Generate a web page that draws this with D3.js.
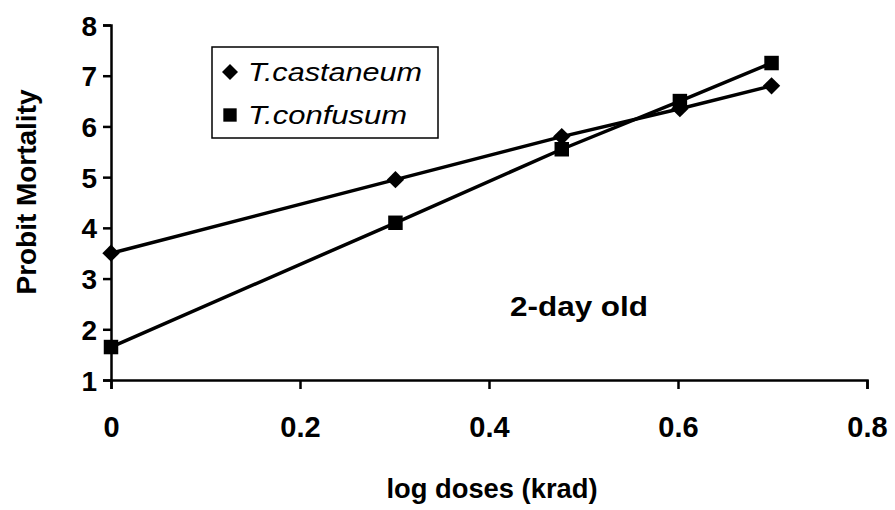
<!DOCTYPE html>
<html>
<head>
<meta charset="utf-8">
<script src="https://cdn.jsdelivr.net/npm/d3@7"></script>
<style>
  body { margin: 0; background: #fff; }
  svg { font-family: "Liberation Sans", Arial, sans-serif; }
</style>
</head>
<body>
<svg id="chart" width="895" height="510"></svg>
<script>
// log doses (krad)
var doses = [0, 0.301, 0.477, 0.602, 0.699];
var castaneum = [3.5, 4.95, 5.8, 6.35, 6.8];
var confusum = [1.65, 4.1, 5.55, 6.5, 7.25];
var xTicks = [0, 0.2, 0.4, 0.6, 0.8];
var yTicks = [1, 2, 3, 4, 5, 6, 7, 8];

var svg = d3.select("#chart");

var x = d3.scaleLinear().domain([0, 0.8]).range([111, 867]);
var y = d3.scaleLinear().domain([1, 8]).range([380, 25]);

// axes
var xAxis = svg.append("g")
	.attr("transform", "translate(0," + y(1) + ")")
	.call(d3.axisBottom(x).tickValues(xTicks).tickSize(9).tickPadding(27)
		.tickFormat(function(d) { return d === 0 ? "0" : d3.format(".1f")(d); }));

var yAxis = svg.append("g")
	.attr("transform", "translate(" + x(0) + ",0)")
	.call(d3.axisLeft(y).tickValues(yTicks).tickSize(8).tickPadding(6)
		.tickFormat(d3.format("d")));

[xAxis, yAxis].forEach(function(a) {
	a.select(".domain").attr("stroke", "#000").attr("stroke-width", 2.5);
	a.selectAll(".tick line").attr("stroke", "#000").attr("stroke-width", 2.5);
	a.selectAll(".tick text")
		.attr("fill", "#000")
		.style("font-weight", "bold");
});
xAxis.selectAll(".tick text").style("font-size", "29px");
yAxis.selectAll(".tick text").style("font-size", "28px").attr("dy", "0.36em");

// axis titles
svg.append("text")
	.attr("x", 492).attr("y", 498)
	.attr("text-anchor", "middle")
	.attr("textLength", 211).attr("lengthAdjust", "spacingAndGlyphs")
	.style("font-size", "27px").style("font-weight", "bold")
	.text("log doses (krad)");

svg.append("text")
	.attr("transform", "translate(36,192) rotate(-90)")
	.attr("text-anchor", "middle")
	.attr("textLength", 205).attr("lengthAdjust", "spacingAndGlyphs")
	.style("font-size", "28px").style("font-weight", "bold")
	.text("Probit Mortality");

// series
var line = d3.line()
	.x(function(d, i) { return x(doses[i]); })
	.y(function(d) { return y(d); });

var series = [
	{ name: "T.castaneum", values: castaneum, rot: 45, size: 150, width: 174 },
	{ name: "T.confusum", values: confusum, rot: 0, size: 210, width: 159 }
];

series.forEach(function(s) {
	svg.append("path")
		.datum(s.values)
		.attr("fill", "none")
		.attr("stroke", "#000")
		.attr("stroke-width", 3.5)
		.attr("d", line);

	svg.selectAll(null)
		.data(s.values)
		.enter()
		.append("path")
		.attr("d", d3.symbol().type(d3.symbolSquare).size(s.size))
		.attr("transform", function(d, i) {
			return "translate(" + x(doses[i]) + "," + y(d) + ") rotate(" + s.rot + ")";
		})
		.attr("fill", "#000");
});

// legend
var legend = svg.append("g").attr("transform", "translate(212,47)");
legend.append("rect")
	.attr("width", 226).attr("height", 91)
	.attr("fill", "#fff").attr("stroke", "#000").attr("stroke-width", 1.5);

series.forEach(function(s, i) {
	var row = legend.append("g").attr("transform", "translate(0," + (25 + i * 43) + ")");
	row.append("path")
		.attr("d", d3.symbol().type(d3.symbolSquare).size(s.size * 0.85))
		.attr("transform", "translate(18,0) rotate(" + s.rot + ")")
		.attr("fill", "#000");
	row.append("text")
		.attr("x", 36).attr("y", 9)
		.attr("textLength", s.width).attr("lengthAdjust", "spacingAndGlyphs")
		.style("font-size", "25px").style("font-style", "italic")
		.text(s.name);
});

// annotation
svg.append("text")
	.attr("x", 510).attr("y", 316)
	.attr("textLength", 138).attr("lengthAdjust", "spacingAndGlyphs")
	.style("font-size", "28px").style("font-weight", "bold")
	.text("2-day old");
</script>
</body>
</html>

*DO THIS:* Output exactly the span of lines from the top of the listing through the line holding "return d === 0", and leave every picture out.

*TASK ANSWER:*
Generate a web page that draws this with D3.js.
<!DOCTYPE html>
<html>
<head>
<meta charset="utf-8">
<script src="https://cdn.jsdelivr.net/npm/d3@7"></script>
<style>
  body { margin: 0; background: #fff; }
  svg { font-family: "Liberation Sans", Arial, sans-serif; }
</style>
</head>
<body>
<svg id="chart" width="895" height="510"></svg>
<script>
// log doses (krad)
var doses = [0, 0.301, 0.477, 0.602, 0.699];
var castaneum = [3.5, 4.95, 5.8, 6.35, 6.8];
var confusum = [1.65, 4.1, 5.55, 6.5, 7.25];
var xTicks = [0, 0.2, 0.4, 0.6, 0.8];
var yTicks = [1, 2, 3, 4, 5, 6, 7, 8];

var svg = d3.select("#chart");

var x = d3.scaleLinear().domain([0, 0.8]).range([111, 867]);
var y = d3.scaleLinear().domain([1, 8]).range([380, 25]);

// axes
var xAxis = svg.append("g")
	.attr("transform", "translate(0," + y(1) + ")")
	.call(d3.axisBottom(x).tickValues(xTicks).tickSize(9).tickPadding(27)
		.tickFormat(function(d) { return d === 0 ? "0" : d3.format(".1f")(d); }));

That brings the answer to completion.